Ladies and gentlemen, on behalf of the Museum of Jewish Heritage – A Living Memorial to the Holocaust, I welcome you to this annual gathering, where we assemble to be alone, where we join together to find solitude, where we find strength in our numbers to confront the lonely task of remembering.  A year has past since we last gathered here, and in this year the world has changed, our families have changed, we have changed.  One thing that remains constant, however, is our stone-like resolve to keep a place in our hearts and our minds that is reserved for our deepest reflection – a place to which we return each year to remember what we have lost – what we have lost as individuals and what we have lost as a community. 

Although it may be possible to identify the losses we have suffered personally and the losses that befell our families and mutilated our communities, no one can possibly quantify the vast potential that was denied our people and robbed from the world.  Today we mourn our private losses and we mourn our collective loss that grows in time as we consider generations that were never born, creativity that was never expressed, achievement that could never be realized.

Yet in this crowded place of solitude and memory, we reflect today not only on loss but also on the uplifting story of rebirth and renewal. As we look around us at this room, filled with more than 2000 people, we marvel at the exponential power of survival.  And we know that it belonged to the responsibility of those who survived and those who followed them to remember those who perished, to learn about the monstrous crime that was their murder, and to identify and bring to justice those who committed that crime.  And although that effort was incomplete and flawed, it is important that we recall it and that we recognize what was achieved.  And so today we reflect on the defeat of those who sought to destroy us and we recall the moments of Justice that punctuated the postwar period. 

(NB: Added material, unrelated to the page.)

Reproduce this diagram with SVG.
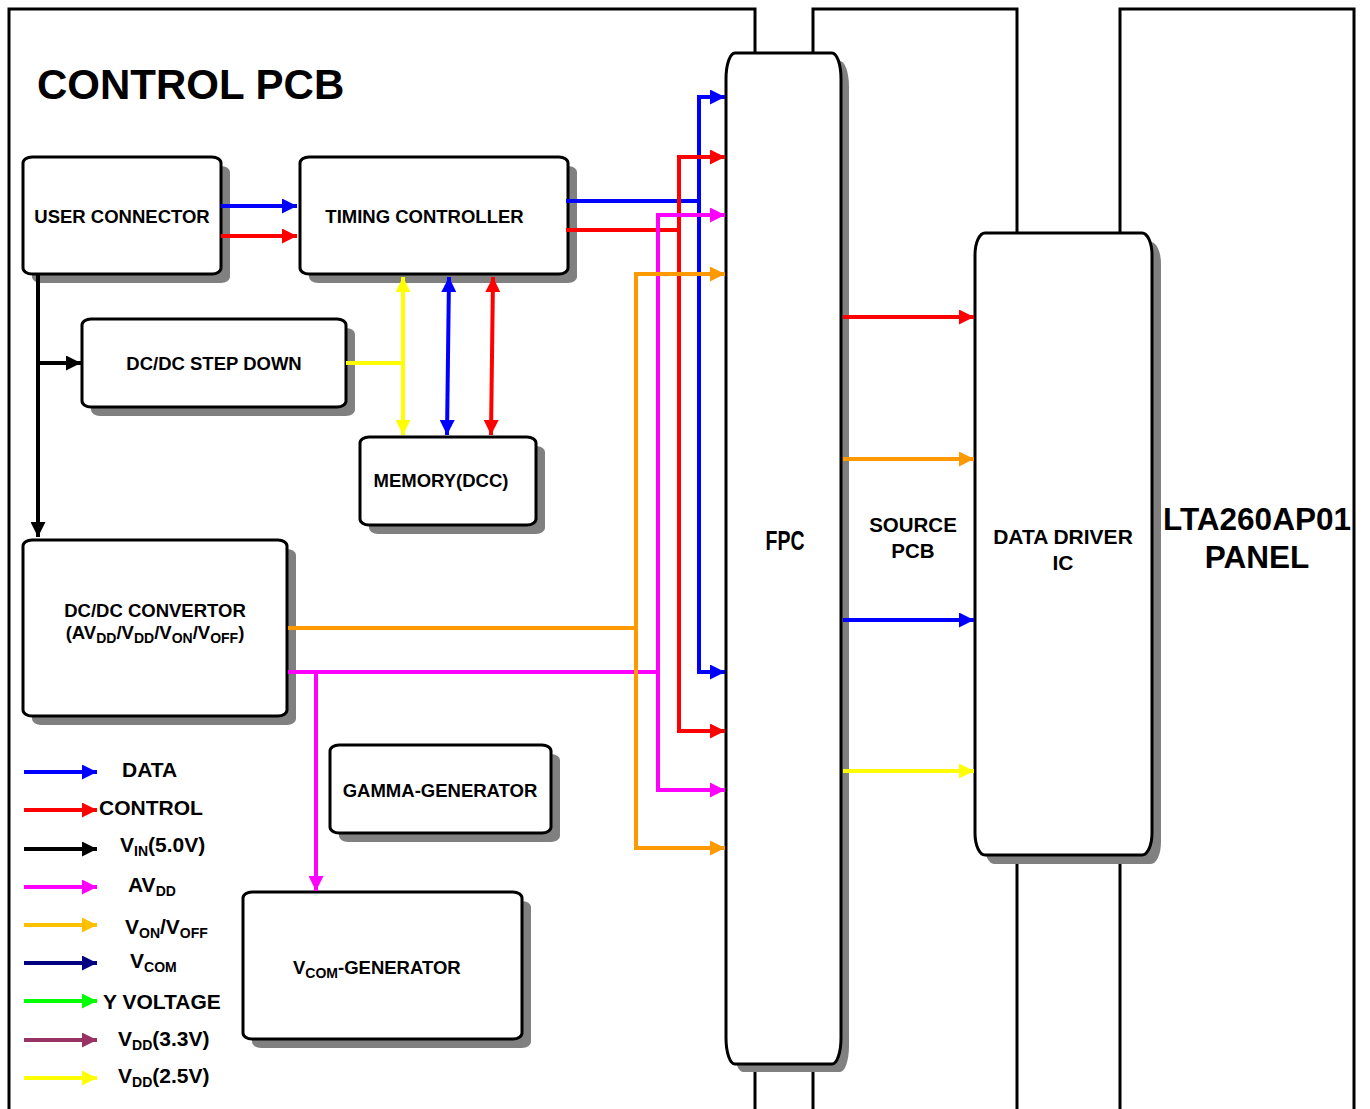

This year, we note that sixty-five years have passed since the victorious allies placed the Nazi leaders in the dock at Nuremberg, and fifty years since the still young State of Israel, through a combination of chutzpah and heroics, delivered to the glass booth of justice Adolf Eichmann, the man who helped to organize the murder of its people.

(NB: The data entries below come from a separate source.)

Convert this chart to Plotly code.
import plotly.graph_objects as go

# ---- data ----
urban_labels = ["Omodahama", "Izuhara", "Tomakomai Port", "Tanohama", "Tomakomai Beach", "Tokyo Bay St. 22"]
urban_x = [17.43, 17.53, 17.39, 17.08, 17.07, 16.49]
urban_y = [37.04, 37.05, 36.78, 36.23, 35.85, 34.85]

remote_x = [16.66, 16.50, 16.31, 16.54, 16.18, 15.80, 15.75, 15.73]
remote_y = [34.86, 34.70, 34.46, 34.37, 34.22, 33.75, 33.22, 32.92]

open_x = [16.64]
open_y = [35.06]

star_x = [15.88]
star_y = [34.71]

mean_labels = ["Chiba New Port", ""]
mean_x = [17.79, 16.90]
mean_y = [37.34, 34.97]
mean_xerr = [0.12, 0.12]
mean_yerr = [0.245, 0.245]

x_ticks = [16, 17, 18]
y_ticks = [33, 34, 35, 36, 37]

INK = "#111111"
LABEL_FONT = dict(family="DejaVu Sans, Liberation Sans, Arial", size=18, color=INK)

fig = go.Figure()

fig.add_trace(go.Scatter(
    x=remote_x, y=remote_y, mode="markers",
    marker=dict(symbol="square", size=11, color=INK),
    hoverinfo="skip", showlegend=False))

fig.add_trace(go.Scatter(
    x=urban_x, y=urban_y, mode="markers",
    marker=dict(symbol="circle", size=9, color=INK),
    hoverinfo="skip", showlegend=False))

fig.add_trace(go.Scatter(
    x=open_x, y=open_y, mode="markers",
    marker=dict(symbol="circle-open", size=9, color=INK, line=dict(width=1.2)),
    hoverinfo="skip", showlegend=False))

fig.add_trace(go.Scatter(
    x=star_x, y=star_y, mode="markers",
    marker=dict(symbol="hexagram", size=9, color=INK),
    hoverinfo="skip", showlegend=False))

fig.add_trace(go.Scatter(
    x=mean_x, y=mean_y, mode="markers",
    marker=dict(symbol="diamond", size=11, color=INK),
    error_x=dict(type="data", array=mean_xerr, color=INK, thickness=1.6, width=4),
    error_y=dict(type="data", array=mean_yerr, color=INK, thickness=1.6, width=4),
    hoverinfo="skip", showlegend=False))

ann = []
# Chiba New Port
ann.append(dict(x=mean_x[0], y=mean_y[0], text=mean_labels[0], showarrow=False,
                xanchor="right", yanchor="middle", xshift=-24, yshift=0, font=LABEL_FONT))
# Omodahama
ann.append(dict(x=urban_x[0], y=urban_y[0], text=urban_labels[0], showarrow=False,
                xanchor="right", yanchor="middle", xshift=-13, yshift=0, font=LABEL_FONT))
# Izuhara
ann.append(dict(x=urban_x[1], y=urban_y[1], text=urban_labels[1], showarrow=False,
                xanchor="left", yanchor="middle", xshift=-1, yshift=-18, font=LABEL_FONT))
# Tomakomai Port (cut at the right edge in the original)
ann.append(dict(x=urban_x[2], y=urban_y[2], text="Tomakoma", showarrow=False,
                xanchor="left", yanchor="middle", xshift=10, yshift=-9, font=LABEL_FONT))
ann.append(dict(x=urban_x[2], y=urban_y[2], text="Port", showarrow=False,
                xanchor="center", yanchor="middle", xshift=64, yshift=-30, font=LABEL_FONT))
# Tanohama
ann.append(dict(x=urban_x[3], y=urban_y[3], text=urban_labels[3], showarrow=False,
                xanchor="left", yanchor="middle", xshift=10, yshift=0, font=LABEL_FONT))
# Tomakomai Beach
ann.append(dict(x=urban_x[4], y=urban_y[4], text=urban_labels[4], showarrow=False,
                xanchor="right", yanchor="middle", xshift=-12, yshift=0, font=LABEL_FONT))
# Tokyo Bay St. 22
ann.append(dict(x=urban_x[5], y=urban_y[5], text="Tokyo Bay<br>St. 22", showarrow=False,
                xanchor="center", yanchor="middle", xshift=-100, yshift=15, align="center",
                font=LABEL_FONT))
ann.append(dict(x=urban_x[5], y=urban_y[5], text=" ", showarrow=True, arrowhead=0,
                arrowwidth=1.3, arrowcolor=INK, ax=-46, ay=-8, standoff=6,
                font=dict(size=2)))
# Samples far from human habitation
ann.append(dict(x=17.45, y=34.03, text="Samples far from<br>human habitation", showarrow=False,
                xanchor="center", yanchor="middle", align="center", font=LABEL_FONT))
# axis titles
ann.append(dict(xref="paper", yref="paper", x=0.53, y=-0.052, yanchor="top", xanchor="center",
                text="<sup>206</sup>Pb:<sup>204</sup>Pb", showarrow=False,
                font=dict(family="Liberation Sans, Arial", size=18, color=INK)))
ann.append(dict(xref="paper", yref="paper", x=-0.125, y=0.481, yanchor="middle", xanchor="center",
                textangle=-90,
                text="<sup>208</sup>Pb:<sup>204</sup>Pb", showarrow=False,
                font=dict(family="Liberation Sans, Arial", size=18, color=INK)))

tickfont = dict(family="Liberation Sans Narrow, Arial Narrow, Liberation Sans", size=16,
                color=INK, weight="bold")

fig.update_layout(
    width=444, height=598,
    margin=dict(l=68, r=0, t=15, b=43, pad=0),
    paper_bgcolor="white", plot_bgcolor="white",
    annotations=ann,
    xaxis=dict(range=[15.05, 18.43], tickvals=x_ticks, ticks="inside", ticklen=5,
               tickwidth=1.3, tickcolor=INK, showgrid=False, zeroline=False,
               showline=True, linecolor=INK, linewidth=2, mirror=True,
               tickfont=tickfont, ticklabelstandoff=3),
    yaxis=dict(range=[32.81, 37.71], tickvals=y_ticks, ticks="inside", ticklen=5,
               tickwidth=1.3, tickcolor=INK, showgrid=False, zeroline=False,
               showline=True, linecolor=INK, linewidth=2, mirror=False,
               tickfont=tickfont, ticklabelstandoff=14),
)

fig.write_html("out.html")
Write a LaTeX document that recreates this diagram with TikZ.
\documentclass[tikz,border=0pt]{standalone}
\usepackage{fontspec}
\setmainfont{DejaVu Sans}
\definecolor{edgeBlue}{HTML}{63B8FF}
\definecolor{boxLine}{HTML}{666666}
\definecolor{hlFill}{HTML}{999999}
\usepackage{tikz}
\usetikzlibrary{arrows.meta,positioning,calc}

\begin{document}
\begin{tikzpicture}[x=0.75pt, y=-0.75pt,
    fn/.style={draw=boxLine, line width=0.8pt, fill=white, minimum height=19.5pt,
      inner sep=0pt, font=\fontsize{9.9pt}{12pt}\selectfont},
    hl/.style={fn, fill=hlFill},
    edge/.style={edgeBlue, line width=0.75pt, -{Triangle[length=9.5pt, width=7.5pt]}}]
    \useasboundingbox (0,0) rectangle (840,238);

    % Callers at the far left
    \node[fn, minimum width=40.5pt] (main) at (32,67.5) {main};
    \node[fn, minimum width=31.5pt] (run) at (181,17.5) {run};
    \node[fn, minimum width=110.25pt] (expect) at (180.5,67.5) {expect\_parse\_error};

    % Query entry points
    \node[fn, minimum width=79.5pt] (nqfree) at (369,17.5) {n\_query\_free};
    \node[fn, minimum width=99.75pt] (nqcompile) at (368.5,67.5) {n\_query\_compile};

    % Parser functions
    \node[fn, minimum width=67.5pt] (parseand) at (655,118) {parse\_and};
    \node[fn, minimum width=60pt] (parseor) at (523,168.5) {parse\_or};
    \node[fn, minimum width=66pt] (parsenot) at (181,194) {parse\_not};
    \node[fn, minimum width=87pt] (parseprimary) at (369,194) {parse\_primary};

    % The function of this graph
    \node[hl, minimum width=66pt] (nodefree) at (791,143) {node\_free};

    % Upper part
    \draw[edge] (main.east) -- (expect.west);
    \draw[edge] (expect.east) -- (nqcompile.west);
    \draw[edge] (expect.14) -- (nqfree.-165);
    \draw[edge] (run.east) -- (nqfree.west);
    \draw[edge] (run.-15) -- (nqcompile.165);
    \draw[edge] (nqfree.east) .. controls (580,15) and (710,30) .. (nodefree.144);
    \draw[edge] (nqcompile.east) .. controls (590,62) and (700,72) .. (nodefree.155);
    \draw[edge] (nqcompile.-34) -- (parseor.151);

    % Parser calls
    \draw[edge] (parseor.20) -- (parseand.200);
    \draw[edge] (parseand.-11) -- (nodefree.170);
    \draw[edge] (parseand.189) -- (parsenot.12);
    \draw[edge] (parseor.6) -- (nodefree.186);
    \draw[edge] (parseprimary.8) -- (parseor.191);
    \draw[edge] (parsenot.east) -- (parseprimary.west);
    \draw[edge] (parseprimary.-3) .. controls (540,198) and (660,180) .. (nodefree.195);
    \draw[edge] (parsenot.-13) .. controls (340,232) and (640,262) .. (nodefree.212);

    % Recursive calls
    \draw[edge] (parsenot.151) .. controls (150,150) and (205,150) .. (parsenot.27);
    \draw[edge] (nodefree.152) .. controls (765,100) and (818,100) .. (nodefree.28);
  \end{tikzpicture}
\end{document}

Within months of the end of the war, with the earth still smoldering and the dimension of the destruction still undigested, the victors devised a code to judge the offences of their enemies – including crimes against peace and crimes against humanity.  Although imperfect, the International Military Tribunal at Nuremberg succeeded in documenting the deeds of the Nazis, preserving crucial records for future historians, and removing from the earth some of the perpetrators of those immense crimes.   Exactly 65 years and two weeks ago, those assembled in the Palace of Justice in Nuremberg heard the testimony of the Commandant of Auschwitz, Rudolf Hoess.  In a series of chillingly straightforward answers to simply posed questions, Hoess described the killing process at Auschwitz.  With his testimony and that of the others, the court and the rest of the world learned of the colossal crimes of the Holocaust.

Almost as an antidote, and certainly as a respite from the rigors of the trial and the horrors revealed there, the prosecutors and the staff of the tribunal attended a concert at the Nuremberg Opera house on May 7, 1946, one week less than 65 years ago.  On the program was an orchestra of ex-inmates of ghettoes and concentration camps, and among the performers was the dear mother of Rita Lerner, who has served as the co-chair of this commemoration for so many years.  Henny Durmashkin Gurko and her colleagues in the orchestra, dressed in striped uniforms, gave powerful and eloquent expression to their survival.   A sign stood before them on the stage and announced in Hebrew “Am Yisroel Chai.”

Exactly on this day, May 1st, 50 years ago, in the theater that became a courtroom in Jerusalem, converted for the trial of Adolf Eichmann, a slim young man with thick dark hair took the witness stand.  In accented English he told the story of his experiences during the war and how he lost his mother, father, and all six of his siblings one by one.  Dr. Leon Wells of Fort Lee, New Jersey, who had also testified at Nuremberg and had been a teenager when the war began, told the court how among his many experiences, he had been forced to serve in a special unit that was sent to destroy the evidence of the Nazi crimes by digging up the mass graves and incinerating the bodies and crushing the bones to dust.

Despite this desperate attempt by the Germans to hide their crimes, the evidence survived, and despite their efforts to destroy Leon Wells and Henny Durmashkin Gurko, both survived to live long lives and give birth to children and to tell their stories.  Today we honor their memories as we honor the memories of the millions who perished, and we are mindful today that even if ultimate justice in the context of the Holocaust is not possible, the pursuit of justice in all things is not only worthy but is a sacred responsibility.